Aim: Report how many lines hold the word "chart"; answer with the number alone.

Provided material:
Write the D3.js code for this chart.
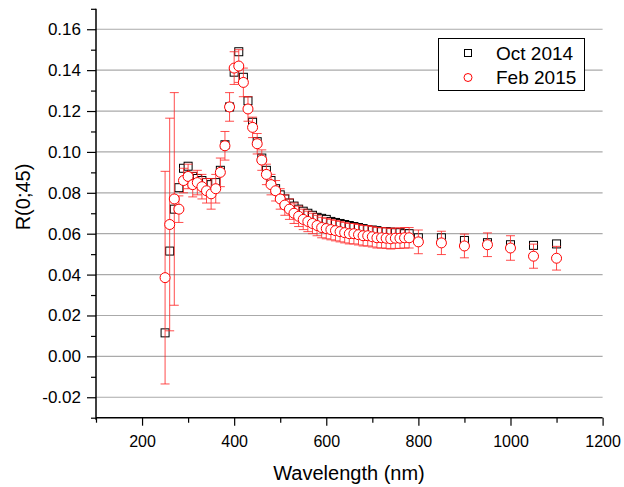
<!DOCTYPE html>
<html>
<head>
<meta charset="utf-8">
<script src="https://cdn.jsdelivr.net/npm/d3@7"></script>
<style>
  body { margin: 0; background: #fff; }
  text { font-family: Arial, "Liberation Sans", sans-serif; fill: #000; }
</style>
</head>
<body>
<div id="chart"></div>
<script>
// wavelengths (nm), shared by both series
const wavelengths = [250, 260, 270, 280, 290, 300, 310, 320, 330, 340, 350, 360, 370, 380, 390,
  400, 410, 420, 430, 440, 450, 460, 470, 480, 490, 500, 510, 520, 530, 540, 550, 560, 570, 580, 590,
  600, 610, 620, 630, 640, 650, 660, 670, 680, 690, 700, 710, 720, 730, 740, 750, 760, 770, 780,
  800, 850, 900, 950, 1000, 1050, 1100];

const oct2014 = [0.0115, 0.0515, 0.072, 0.0825, 0.092, 0.093, 0.088, 0.087, 0.086, 0.085, 0.084, 0.085, 0.091, 0.1035, 0.122,
  0.139, 0.149, 0.1365, 0.125, 0.1145, 0.105, 0.097, 0.091, 0.086, 0.082, 0.079, 0.077, 0.075, 0.0735, 0.072, 0.071, 0.070, 0.069, 0.068, 0.0675,
  0.067, 0.066, 0.0655, 0.065, 0.0645, 0.064, 0.0635, 0.063, 0.0625, 0.062, 0.0618, 0.0615, 0.061, 0.061, 0.0608, 0.0605, 0.0605, 0.060, 0.060,
  0.058, 0.058, 0.0567, 0.0556, 0.0546, 0.0543, 0.055];

const feb2015 = [0.0385, 0.0645, 0.077, 0.072, 0.086, 0.088, 0.084, 0.085, 0.083, 0.081, 0.0795, 0.082, 0.090, 0.103, 0.122,
  0.141, 0.142, 0.134, 0.121, 0.112, 0.104, 0.096, 0.089, 0.084, 0.081, 0.077, 0.074, 0.072, 0.070, 0.0685, 0.067, 0.066, 0.065, 0.064, 0.063,
  0.0625, 0.062, 0.0615, 0.061, 0.0605, 0.060, 0.060, 0.0595, 0.059, 0.059, 0.0585, 0.058, 0.058, 0.0578, 0.0575, 0.0578, 0.0578, 0.058, 0.058,
  0.056, 0.0555, 0.054, 0.0546, 0.053, 0.049, 0.048];

const feb2015Err = [0.052, 0.052, 0.052, 0.0065, 0.006, 0.006, 0.006, 0.006, 0.006, 0.006, 0.0075, 0.007, 0.007, 0.007, 0.007,
  0.008, 0.008, 0.007, 0.006, 0.005, 0.005, 0.005, 0.005, 0.005, 0.005, 0.005, 0.005, 0.005, 0.005, 0.005, 0.005, 0.005, 0.005, 0.005, 0.005,
  0.005, 0.005, 0.005, 0.005, 0.005, 0.005, 0.005, 0.005, 0.005, 0.005, 0.005, 0.005, 0.005, 0.005, 0.005, 0.005, 0.005, 0.005, 0.005,
  0.0058, 0.0057, 0.0058, 0.0058, 0.006, 0.0059, 0.0058];

const xTicks = [200, 400, 600, 800, 1000, 1200];
const xMinorTicks = [100, 300, 500, 700, 900, 1100];
const yTicks = [-0.02, 0.00, 0.02, 0.04, 0.06, 0.08, 0.10, 0.12, 0.14, 0.16];
const yMinorTicks = [-0.03, -0.01, 0.01, 0.03, 0.05, 0.07, 0.09, 0.11, 0.13, 0.15, 0.17];
const seriesNames = ['Oct 2014', 'Feb 2015'];

const WIDTH = 624;
const HEIGHT = 487;
const LEFT = 96;
const RIGHT = 602.6;
const TOP = 8.8;
const BOTTOM = 417.7;

const x = d3.scaleLinear().domain([100, 1200]).range([LEFT, RIGHT]);
const y = d3.scaleLinear().domain([-0.03, 0.17]).range([BOTTOM, TOP]);

// plain hyphen for negatives, like the original plot
const yFormat = d => d3.format('.2f')(d).replace('\u2212', '-');

const svg = d3.select('#chart')
  .append('svg')
  .attr('width', WIDTH)
  .attr('height', HEIGHT);

svg.append('rect').attr('width', WIDTH).attr('height', HEIGHT).attr('fill', '#fff');

// horizontal grid lines
svg.append('g')
  .selectAll('line')
  .data(yTicks)
  .enter()
  .append('line')
  .attr('x1', LEFT)
  .attr('x2', RIGHT)
  .attr('y1', d => y(d))
  .attr('y2', d => y(d))
  .attr('stroke', '#aaa')
  .attr('stroke-width', 1.2);

// axes (major + minor ticks)
const xAxis = svg.append('g')
  .attr('transform', `translate(0, ${BOTTOM})`)
  .call(d3.axisBottom(x).tickValues(xTicks).tickSize(8).tickPadding(10).tickFormat(d3.format('d')));
svg.append('g')
  .attr('transform', `translate(0, ${BOTTOM})`)
  .call(d3.axisBottom(x).tickValues(xMinorTicks).tickSize(5).tickFormat(''))
  .select('.domain').remove();

const yAxis = svg.append('g')
  .attr('transform', `translate(${LEFT}, 0)`)
  .call(d3.axisLeft(y).tickValues(yTicks).tickSize(9).tickPadding(6).tickFormat(yFormat));
svg.append('g')
  .attr('transform', `translate(${LEFT}, 0)`)
  .call(d3.axisLeft(y).tickValues(yMinorTicks).tickSize(5).tickFormat(''))
  .select('.domain').remove();

xAxis.selectAll('text').style('font-size', '16px').attr('fill', '#000');
yAxis.selectAll('text').style('font-size', '17px').attr('fill', '#000');
xAxis.select('.domain').remove();
yAxis.select('.domain').remove();
svg.selectAll('.tick line').attr('stroke', '#000').attr('stroke-width', 1.2);

svg.append('line')
  .attr('x1', LEFT).attr('x2', RIGHT)
  .attr('y1', BOTTOM).attr('y2', BOTTOM)
  .attr('stroke', '#000').attr('stroke-width', 1.5);
svg.append('line')
  .attr('x1', LEFT).attr('x2', LEFT)
  .attr('y1', TOP).attr('y2', BOTTOM + 2)
  .attr('stroke', '#000').attr('stroke-width', 1.5);

// axis titles
svg.append('text')
  .attr('x', 349)
  .attr('y', 480)
  .attr('text-anchor', 'middle')
  .style('font-size', '20px')
  .text('Wavelength (nm)');

svg.append('text')
  .attr('transform', 'rotate(-90)')
  .attr('x', -197)
  .attr('y', 30)
  .attr('text-anchor', 'middle')
  .style('font-size', '20px')
  .text('R(0;45)');

const octData = wavelengths.map((w, i) => ({w: w, v: oct2014[i]}));
const febData = wavelengths.map((w, i) => ({w: w, v: feb2015[i], e: feb2015Err[i]}));

// Oct 2014 squares
svg.append('g')
  .selectAll('rect')
  .data(octData)
  .enter()
  .append('rect')
  .attr('x', d => x(d.w) - 4)
  .attr('y', d => y(d.v) - 4)
  .attr('width', 8)
  .attr('height', 8)
  .attr('fill', '#fff')
  .attr('stroke', '#000')
  .attr('stroke-width', 1);

// Feb 2015 error bars
const err = svg.append('g')
  .attr('stroke', '#ff2020')
  .attr('stroke-opacity', 0.8)
  .attr('stroke-width', 1);

err.selectAll('line.bar')
  .data(febData)
  .enter()
  .append('line')
  .attr('class', 'bar')
  .attr('x1', d => x(d.w)).attr('x2', d => x(d.w))
  .attr('y1', d => y(d.v - d.e)).attr('y2', d => y(d.v + d.e));

err.selectAll('line.capTop')
  .data(febData)
  .enter()
  .append('line')
  .attr('class', 'capTop')
  .attr('x1', d => x(d.w) - 4.5).attr('x2', d => x(d.w) + 4.5)
  .attr('y1', d => y(d.v + d.e)).attr('y2', d => y(d.v + d.e));

err.selectAll('line.capBottom')
  .data(febData)
  .enter()
  .append('line')
  .attr('class', 'capBottom')
  .attr('x1', d => x(d.w) - 4.5).attr('x2', d => x(d.w) + 4.5)
  .attr('y1', d => y(d.v - d.e)).attr('y2', d => y(d.v - d.e));

// Feb 2015 circles
svg.append('g')
  .selectAll('circle')
  .data(febData)
  .enter()
  .append('circle')
  .attr('cx', d => x(d.w))
  .attr('cy', d => y(d.v))
  .attr('r', 5)
  .attr('fill', '#fff')
  .attr('stroke', '#ff0000')
  .attr('stroke-width', 1);

// legend
const legend = svg.append('g');
legend.append('rect')
  .attr('x', 438.5).attr('y', 38.5)
  .attr('width', 146).attr('height', 52)
  .attr('fill', '#fff')
  .attr('stroke', '#000')
  .attr('stroke-width', 1);

legend.append('rect')
  .attr('x', 464.5).attr('y', 49.5)
  .attr('width', 7).attr('height', 7)
  .attr('fill', '#fff').attr('stroke', '#000');
legend.append('circle')
  .attr('cx', 468).attr('cy', 77.5).attr('r', 4)
  .attr('fill', '#fff').attr('stroke', '#ff0000');

legend.selectAll('text')
  .data(seriesNames)
  .enter()
  .append('text')
  .attr('x', 496)
  .attr('y', (d, i) => 60 + i * 23.5)
  .style('font-size', '19px')
  .text(d => d);
</script>
</body>
</html>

Task output: 3